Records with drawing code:
* * *

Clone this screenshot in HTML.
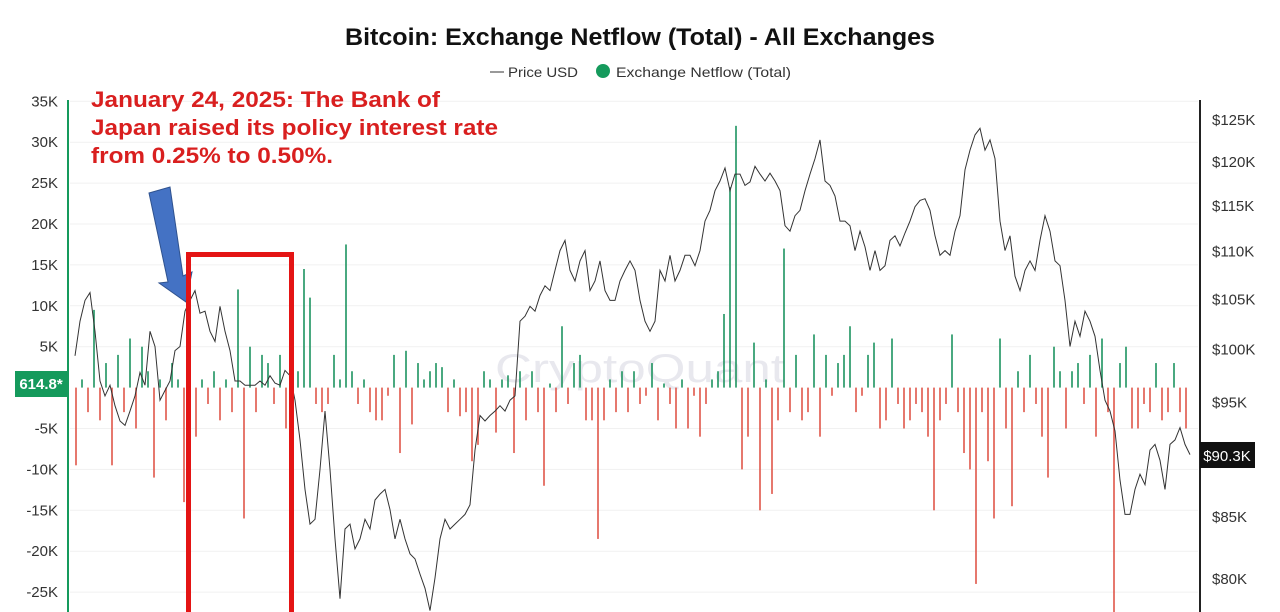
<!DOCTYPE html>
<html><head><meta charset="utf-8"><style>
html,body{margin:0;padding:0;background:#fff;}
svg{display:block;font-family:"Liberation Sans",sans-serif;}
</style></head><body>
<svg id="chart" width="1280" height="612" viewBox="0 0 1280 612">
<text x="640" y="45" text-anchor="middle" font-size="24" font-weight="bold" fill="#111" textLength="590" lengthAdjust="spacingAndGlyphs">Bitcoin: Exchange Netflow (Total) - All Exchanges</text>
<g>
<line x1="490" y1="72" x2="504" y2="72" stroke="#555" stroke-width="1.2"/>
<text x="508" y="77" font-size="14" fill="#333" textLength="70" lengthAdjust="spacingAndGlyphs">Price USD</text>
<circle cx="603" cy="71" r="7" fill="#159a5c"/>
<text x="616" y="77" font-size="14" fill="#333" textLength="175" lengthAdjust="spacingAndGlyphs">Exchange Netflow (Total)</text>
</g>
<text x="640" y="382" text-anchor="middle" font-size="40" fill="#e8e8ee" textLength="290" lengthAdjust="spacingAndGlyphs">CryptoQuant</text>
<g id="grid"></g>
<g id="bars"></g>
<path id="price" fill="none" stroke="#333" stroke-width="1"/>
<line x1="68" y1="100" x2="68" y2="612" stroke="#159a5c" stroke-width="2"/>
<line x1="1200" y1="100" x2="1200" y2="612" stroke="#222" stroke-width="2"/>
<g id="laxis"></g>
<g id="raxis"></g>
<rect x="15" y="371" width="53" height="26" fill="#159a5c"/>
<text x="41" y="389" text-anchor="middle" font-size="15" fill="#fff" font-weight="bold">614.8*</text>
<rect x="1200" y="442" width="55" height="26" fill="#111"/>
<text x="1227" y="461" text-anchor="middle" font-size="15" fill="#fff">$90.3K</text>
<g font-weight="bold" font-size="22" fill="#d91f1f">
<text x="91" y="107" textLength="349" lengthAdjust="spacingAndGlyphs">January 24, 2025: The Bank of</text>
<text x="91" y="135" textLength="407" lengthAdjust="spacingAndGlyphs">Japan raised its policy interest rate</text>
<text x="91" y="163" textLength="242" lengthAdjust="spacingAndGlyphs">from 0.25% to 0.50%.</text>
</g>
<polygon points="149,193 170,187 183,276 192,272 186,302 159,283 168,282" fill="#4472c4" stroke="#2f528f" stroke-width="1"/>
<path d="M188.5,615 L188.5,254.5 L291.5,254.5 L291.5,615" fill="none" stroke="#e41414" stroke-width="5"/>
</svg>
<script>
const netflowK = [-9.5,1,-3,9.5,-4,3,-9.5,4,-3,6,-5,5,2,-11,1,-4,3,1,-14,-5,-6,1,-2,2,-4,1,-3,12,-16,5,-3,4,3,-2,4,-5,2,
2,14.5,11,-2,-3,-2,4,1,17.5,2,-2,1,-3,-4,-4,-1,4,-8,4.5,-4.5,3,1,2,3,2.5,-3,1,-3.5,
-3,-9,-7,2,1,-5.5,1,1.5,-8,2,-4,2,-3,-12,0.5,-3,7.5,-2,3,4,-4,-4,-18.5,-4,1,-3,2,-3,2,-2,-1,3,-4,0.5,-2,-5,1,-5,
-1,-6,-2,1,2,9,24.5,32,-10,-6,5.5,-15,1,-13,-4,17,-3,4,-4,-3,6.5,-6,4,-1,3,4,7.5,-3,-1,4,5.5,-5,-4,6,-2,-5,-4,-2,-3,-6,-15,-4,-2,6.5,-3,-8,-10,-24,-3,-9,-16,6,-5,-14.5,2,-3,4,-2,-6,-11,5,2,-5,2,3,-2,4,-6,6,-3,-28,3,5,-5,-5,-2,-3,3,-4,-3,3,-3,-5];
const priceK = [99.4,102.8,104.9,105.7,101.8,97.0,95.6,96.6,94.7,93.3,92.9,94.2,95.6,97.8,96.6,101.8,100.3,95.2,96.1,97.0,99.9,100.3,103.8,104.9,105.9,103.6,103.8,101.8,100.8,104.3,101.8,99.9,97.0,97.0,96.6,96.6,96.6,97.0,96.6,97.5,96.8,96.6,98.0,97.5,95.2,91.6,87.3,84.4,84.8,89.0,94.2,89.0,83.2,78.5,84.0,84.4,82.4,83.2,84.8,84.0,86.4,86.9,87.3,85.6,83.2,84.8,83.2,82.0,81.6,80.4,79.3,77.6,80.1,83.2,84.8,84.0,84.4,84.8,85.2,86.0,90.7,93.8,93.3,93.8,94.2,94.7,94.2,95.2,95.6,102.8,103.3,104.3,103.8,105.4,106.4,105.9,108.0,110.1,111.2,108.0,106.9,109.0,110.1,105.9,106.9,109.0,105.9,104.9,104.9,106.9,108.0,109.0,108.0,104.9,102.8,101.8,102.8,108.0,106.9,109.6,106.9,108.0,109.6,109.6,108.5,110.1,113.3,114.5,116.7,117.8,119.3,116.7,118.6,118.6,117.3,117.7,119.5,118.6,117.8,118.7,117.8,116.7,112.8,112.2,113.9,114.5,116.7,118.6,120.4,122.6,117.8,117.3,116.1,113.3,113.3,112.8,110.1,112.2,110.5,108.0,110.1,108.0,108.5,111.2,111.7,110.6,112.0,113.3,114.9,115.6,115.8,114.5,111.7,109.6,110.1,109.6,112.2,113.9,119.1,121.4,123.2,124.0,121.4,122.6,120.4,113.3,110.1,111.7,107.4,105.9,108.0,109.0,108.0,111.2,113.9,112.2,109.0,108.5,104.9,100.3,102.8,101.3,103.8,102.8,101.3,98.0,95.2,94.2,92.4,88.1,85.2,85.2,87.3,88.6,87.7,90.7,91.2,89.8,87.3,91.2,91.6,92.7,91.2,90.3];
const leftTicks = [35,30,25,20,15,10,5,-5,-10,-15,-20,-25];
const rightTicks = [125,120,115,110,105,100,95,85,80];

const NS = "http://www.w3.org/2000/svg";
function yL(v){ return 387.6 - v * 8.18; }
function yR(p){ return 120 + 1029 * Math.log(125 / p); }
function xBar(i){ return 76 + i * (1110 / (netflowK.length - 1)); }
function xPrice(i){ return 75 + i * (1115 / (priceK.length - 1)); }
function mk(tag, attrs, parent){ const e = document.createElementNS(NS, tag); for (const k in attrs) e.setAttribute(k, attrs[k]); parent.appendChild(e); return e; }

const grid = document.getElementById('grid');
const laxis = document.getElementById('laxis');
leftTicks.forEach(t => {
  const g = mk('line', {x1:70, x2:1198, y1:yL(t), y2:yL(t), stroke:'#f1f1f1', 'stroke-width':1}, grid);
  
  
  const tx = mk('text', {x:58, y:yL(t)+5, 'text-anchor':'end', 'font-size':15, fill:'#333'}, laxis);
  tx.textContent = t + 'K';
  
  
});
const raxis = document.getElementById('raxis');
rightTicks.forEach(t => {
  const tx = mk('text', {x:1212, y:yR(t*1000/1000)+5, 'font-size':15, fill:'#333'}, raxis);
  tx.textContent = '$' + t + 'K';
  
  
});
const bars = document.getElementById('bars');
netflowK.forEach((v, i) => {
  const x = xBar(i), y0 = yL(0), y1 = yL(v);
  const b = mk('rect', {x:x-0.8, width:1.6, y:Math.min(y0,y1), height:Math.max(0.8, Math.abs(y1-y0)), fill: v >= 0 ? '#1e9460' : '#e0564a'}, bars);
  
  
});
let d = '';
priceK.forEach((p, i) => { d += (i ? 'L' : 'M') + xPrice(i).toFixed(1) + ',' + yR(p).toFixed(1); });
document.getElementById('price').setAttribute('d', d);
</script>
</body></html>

* * *

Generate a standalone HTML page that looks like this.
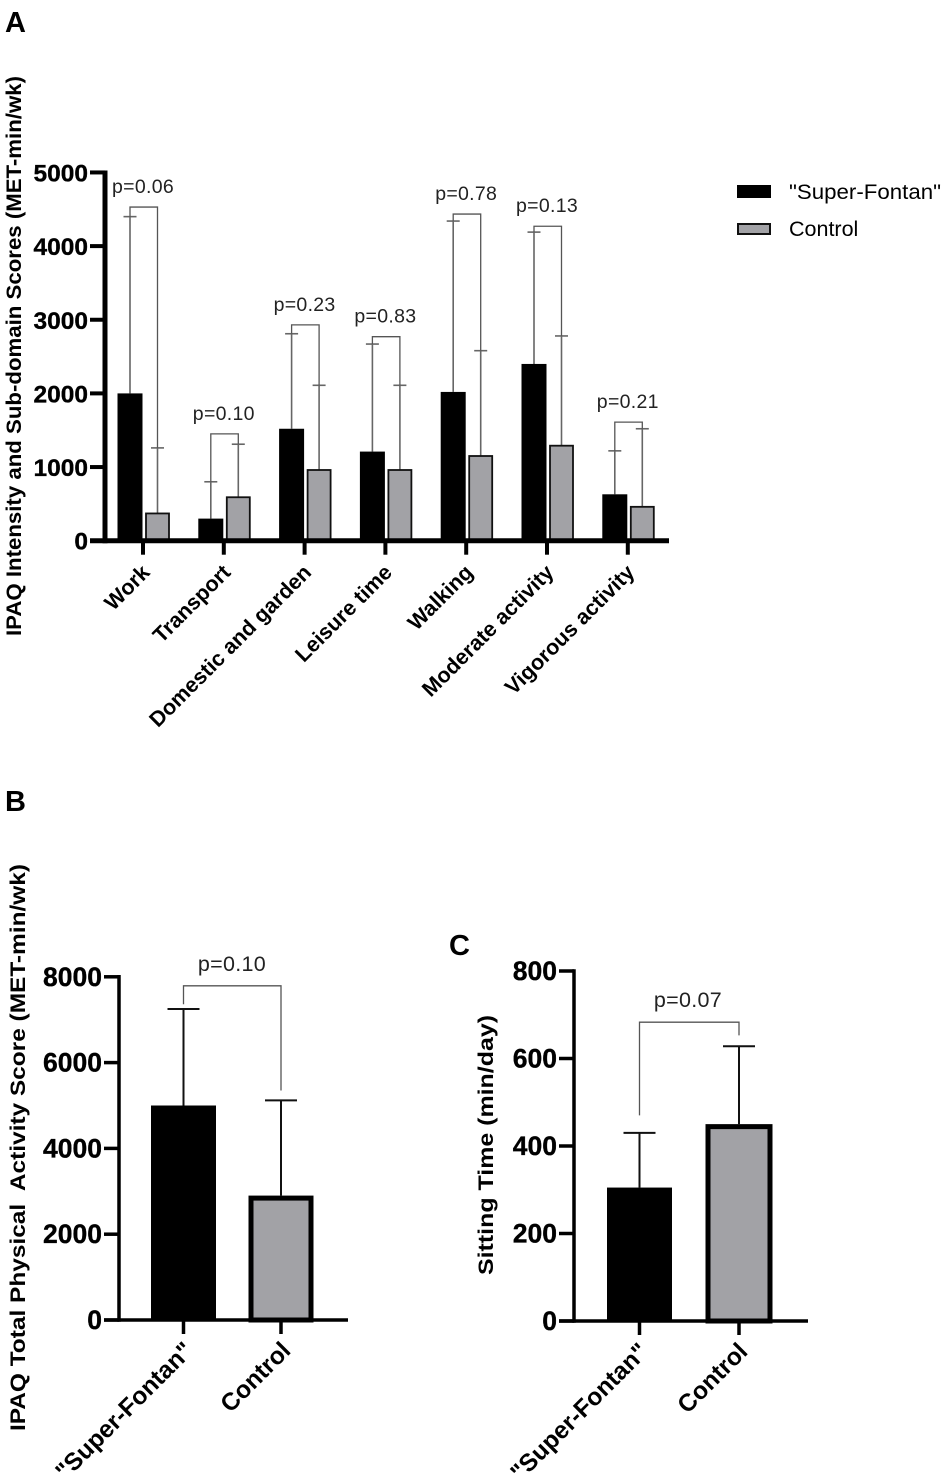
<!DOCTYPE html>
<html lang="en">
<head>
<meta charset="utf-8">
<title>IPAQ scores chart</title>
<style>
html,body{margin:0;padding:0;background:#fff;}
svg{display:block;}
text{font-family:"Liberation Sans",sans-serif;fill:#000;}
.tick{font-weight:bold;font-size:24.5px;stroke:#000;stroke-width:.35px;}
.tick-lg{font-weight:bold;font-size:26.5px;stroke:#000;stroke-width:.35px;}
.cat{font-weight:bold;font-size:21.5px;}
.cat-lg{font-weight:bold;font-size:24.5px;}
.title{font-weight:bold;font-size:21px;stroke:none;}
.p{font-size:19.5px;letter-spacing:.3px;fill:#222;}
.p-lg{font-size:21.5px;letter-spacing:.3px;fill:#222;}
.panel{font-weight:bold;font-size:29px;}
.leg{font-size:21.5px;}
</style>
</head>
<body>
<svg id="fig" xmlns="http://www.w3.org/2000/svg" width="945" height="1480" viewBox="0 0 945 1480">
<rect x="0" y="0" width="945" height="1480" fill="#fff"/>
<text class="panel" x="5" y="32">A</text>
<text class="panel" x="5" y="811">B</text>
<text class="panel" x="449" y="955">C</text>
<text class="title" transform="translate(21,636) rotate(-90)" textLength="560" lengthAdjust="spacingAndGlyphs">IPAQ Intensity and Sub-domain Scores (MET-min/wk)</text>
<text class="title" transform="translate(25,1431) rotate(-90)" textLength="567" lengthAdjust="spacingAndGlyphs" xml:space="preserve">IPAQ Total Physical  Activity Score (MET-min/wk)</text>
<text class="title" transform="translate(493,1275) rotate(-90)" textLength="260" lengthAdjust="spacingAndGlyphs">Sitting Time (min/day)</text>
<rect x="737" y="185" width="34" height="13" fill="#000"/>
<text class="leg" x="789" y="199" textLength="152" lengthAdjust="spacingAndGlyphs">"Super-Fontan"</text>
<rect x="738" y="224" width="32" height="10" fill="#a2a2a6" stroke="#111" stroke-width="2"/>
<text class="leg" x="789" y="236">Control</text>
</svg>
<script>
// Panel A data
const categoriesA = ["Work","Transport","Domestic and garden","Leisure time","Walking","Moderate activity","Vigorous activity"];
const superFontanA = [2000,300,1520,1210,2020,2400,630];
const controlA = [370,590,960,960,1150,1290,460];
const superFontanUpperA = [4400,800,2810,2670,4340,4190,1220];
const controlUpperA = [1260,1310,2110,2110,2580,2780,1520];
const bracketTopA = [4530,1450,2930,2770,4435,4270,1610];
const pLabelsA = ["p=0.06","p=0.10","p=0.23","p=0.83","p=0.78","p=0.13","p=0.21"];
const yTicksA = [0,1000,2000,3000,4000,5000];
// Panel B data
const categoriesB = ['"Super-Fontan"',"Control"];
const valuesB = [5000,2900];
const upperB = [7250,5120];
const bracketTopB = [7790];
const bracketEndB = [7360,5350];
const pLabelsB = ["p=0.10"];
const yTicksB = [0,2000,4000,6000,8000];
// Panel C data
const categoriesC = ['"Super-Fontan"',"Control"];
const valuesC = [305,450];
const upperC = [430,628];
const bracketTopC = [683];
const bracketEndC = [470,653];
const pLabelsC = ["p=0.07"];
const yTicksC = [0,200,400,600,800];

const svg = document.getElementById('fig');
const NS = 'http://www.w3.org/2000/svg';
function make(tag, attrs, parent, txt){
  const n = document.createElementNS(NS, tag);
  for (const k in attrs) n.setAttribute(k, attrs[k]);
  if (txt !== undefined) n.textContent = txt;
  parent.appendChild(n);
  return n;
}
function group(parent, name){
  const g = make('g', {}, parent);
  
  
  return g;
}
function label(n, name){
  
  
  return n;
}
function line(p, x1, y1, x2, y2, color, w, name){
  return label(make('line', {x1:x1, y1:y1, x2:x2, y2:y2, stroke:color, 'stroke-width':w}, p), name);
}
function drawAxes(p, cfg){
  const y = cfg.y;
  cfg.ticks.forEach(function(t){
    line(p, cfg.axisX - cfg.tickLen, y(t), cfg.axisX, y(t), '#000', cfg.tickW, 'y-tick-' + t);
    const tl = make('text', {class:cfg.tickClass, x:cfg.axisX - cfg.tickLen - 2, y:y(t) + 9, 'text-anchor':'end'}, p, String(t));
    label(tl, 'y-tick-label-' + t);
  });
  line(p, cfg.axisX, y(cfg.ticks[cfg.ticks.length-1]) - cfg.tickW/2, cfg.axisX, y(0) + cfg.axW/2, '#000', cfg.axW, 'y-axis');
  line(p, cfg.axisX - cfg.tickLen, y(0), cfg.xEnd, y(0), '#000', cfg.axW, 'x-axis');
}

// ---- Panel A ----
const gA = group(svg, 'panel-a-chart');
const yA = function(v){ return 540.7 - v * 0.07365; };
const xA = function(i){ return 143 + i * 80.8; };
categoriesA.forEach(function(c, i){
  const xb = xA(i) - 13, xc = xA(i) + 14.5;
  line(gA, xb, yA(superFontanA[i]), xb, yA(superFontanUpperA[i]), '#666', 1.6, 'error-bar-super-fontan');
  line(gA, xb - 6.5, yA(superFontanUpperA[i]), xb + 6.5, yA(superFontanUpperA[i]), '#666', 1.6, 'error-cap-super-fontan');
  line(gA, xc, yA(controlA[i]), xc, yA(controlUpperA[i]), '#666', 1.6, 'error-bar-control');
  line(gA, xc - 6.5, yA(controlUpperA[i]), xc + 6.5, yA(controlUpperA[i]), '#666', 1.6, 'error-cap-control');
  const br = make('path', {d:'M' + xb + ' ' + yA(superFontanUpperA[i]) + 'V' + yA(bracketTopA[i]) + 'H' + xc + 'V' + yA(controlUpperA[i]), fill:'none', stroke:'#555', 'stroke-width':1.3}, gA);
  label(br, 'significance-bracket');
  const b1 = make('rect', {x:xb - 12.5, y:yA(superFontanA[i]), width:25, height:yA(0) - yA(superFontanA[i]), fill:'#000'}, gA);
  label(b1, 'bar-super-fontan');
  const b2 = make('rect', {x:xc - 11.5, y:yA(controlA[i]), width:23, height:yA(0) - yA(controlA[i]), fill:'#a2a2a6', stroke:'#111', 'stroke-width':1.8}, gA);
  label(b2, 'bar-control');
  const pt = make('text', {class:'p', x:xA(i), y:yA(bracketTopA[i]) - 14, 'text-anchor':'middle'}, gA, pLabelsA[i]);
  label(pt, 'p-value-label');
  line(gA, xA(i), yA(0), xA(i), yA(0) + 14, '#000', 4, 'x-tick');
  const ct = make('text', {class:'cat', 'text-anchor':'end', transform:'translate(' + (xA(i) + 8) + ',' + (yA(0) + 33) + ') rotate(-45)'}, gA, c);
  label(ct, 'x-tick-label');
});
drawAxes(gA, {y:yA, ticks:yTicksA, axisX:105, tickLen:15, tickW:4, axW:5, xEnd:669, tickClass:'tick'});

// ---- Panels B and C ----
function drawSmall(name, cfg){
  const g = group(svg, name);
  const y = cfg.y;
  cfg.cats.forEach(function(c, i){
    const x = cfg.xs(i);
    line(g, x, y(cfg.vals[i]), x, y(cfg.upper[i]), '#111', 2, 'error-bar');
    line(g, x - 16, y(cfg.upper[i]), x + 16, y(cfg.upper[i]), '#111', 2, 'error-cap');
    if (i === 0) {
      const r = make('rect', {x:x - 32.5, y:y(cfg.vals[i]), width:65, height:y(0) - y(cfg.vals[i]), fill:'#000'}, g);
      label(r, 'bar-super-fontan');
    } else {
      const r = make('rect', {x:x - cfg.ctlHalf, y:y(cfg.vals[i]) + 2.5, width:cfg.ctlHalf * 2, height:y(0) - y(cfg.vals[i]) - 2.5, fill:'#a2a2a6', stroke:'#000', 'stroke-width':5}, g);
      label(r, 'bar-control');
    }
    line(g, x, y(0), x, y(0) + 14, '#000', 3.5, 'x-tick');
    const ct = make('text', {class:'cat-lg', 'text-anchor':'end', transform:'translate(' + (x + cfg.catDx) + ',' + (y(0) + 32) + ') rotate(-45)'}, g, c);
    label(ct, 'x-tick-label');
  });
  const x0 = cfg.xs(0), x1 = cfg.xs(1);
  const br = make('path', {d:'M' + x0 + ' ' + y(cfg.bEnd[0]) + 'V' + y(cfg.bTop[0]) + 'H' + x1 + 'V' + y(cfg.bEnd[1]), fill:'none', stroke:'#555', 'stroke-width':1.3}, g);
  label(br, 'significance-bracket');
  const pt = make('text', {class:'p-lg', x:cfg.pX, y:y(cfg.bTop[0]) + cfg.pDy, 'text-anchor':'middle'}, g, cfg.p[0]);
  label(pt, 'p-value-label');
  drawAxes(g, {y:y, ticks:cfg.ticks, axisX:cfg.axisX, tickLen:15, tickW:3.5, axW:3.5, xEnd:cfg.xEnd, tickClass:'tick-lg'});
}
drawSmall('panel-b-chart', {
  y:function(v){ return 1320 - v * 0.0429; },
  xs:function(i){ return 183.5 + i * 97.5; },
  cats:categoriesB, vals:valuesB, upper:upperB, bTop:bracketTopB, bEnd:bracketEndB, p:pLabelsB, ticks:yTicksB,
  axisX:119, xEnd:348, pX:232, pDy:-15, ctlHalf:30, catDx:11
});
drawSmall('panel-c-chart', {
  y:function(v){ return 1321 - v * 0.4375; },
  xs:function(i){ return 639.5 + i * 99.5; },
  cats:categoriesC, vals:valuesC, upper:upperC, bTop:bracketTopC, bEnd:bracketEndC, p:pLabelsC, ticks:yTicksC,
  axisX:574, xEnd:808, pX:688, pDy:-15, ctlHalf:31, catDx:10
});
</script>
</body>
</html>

* * *

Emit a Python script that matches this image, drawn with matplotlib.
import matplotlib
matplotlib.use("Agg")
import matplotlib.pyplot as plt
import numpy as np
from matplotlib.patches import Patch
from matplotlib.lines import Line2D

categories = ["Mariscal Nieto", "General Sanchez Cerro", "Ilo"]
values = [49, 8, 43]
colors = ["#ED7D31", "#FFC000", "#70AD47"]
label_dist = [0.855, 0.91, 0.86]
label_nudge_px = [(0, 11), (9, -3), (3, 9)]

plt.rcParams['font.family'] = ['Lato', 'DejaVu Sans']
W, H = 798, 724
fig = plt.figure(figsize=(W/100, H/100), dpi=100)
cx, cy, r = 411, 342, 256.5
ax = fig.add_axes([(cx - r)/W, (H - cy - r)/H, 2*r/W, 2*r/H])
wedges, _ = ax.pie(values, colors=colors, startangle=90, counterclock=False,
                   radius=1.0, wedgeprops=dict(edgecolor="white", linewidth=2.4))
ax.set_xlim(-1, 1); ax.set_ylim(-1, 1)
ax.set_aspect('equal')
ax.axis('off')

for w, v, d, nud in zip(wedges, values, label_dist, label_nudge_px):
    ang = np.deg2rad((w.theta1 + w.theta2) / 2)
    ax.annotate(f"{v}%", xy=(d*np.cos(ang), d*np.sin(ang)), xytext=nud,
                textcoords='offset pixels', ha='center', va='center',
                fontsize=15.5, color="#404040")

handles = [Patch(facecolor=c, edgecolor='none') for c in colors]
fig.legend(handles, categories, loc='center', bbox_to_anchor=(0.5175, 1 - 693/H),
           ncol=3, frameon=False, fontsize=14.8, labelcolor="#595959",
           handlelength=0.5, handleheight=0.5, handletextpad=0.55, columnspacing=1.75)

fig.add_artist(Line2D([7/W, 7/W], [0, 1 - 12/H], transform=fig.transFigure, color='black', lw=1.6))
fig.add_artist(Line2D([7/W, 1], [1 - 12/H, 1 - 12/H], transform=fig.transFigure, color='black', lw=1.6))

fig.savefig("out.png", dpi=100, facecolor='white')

* * *

PROBLEM DESCRIPTION: Repeat exactly, and only, the lines from the one containing "Emit a Python" through the one containing "from matplotlib.lines import Line2D", both included.

REPLY TO THE EXERCISE:
Emit a Python script that matches this image, drawn with matplotlib.
import matplotlib
matplotlib.use("Agg")
import matplotlib.pyplot as plt
import numpy as np
from matplotlib.patches import Patch
from matplotlib.lines import Line2D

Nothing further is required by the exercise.